Iterate over large collection in MongoDB via spring-data - java

Friends!
I am using MongoDB in java project via spring-data. I use Repository interfaces to access data in collections. For some processing I need to iterate over all elements of collection. I can use fetchAll method of repository, but it always return ArrayList.
However, it is supposed that one of collections would be large - up to 1 million records several kilobytes each at least. I suppose I should not use fetchAll in such cases, but I could not find neither convenient methods returning some iterator (which may allow collection to be fetched partially), nor convenient methods with callbacks.
I've seen only support for retrieving such collections in pages. I wonder whether it is the only way for working with such collections?

Late response, but maybe will help someone in the future. Spring data doesn't provide any API to wrap Mongo DB Cursor capabilities. It uses it within find methods, but always returns completed list of objects. Options are to use Mongo API directly or to use Spring Data Paging API, something like that:
final int pageLimit = 300;
int pageNumber = 0;
Page<T> page = repository.findAll(new PageRequest(pageNumber, pageLimit));
while (page.hasNextPage()) {
processPageContent(page.getContent());
page = repository.findAll(new PageRequest(++pageNumber, pageLimit));
}
// process last page
processPageContent(page.getContent());
UPD (!) This method is not sufficient for large sets of data (see #Shawn Bush comments) Please use Mongo API directly for such cases.
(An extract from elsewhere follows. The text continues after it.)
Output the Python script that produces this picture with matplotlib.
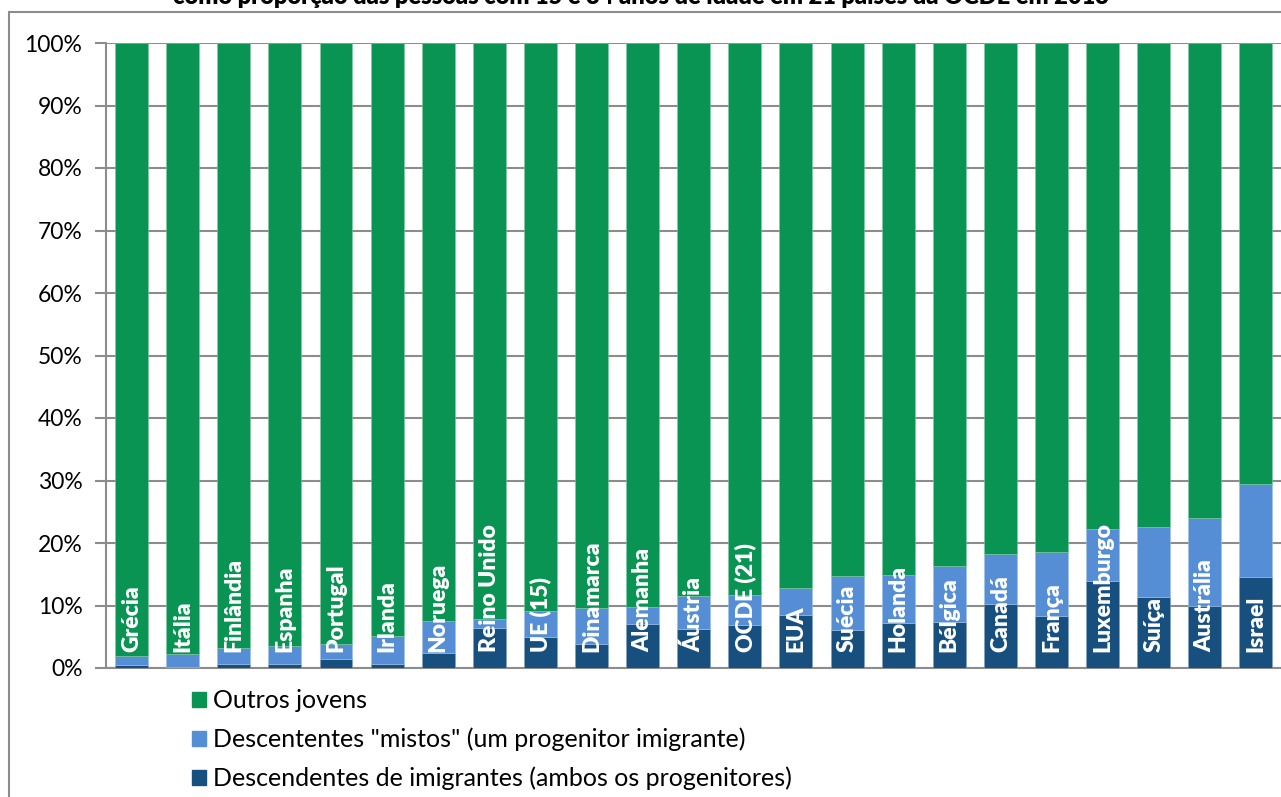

Since this question got bumped recently, this answer needs some more love!
If you use Spring Data Repository interfaces, you can declare a custom method that returns a Stream, and it will be implemented by Spring Data using cursors:
import java.util.Stream;
public interface AlarmRepository extends CrudRepository<Alarm, String> {
Stream<Alarm> findAllBy();
}
So for the large amount of data you can stream them and process the line by line without memory limitation.
See https://docs.spring.io/spring-data/mongodb/docs/current/reference/html/#mongodb.repositories.queries

you can still use mongoTemplate to access the Collection and simply use DBCursor:
DBCollection collection = mongoTemplate.getCollection("boundary");
DBCursor cursor = collection.find();
while(cursor.hasNext()){
DBObject obj = cursor.next();
Object object = obj.get("polygons");
..
...
}

Use MongoTemplate::stream() as probably the most appropriate Java wrapper to DBCursor

Another way:
do{
page = repository.findAll(new PageRequest(pageNumber, pageLimit));
pageNumber++;
}while (!page.isLastPage());

Check new method to handle results per document basis.
http://docs.spring.io/spring-data/mongodb/docs/current/api/org/springframework/data/mongodb/core/MongoTemplate.html#executeQuery-org.springframework.data.mongodb.core.query.Query-java.lang.String-org.springframework.data.mongodb.core.DocumentCallbackHandler-

You may want to try the DBCursor way like this:
DBObject query = new BasicDBObject(); //setup the query criteria
query.put("method", method);
query.put("ctime", (new BasicDBObject("$gte", bTime)).append("$lt", eTime));
logger.debug("query: {}", query);
DBObject fields = new BasicDBObject(); //only get the needed fields.
fields.put("_id", 0);
fields.put("uId", 1);
fields.put("ctime", 1);
DBCursor dbCursor = mongoTemplate.getCollection("collectionName").find(query, fields);
while (dbCursor.hasNext()){
DBObject object = dbCursor.next();
logger.debug("object: {}", object);
//do something.
}

The best way to iterator over a large collection is to use the Mongo API directly. I used the below code and it worked like a charm for my use-case.
I had to iterate over more than 15M records and the document size was huge for some of those.
The following code is in Kotlin Spring Boot App (Spring Boot Version: 2.4.5)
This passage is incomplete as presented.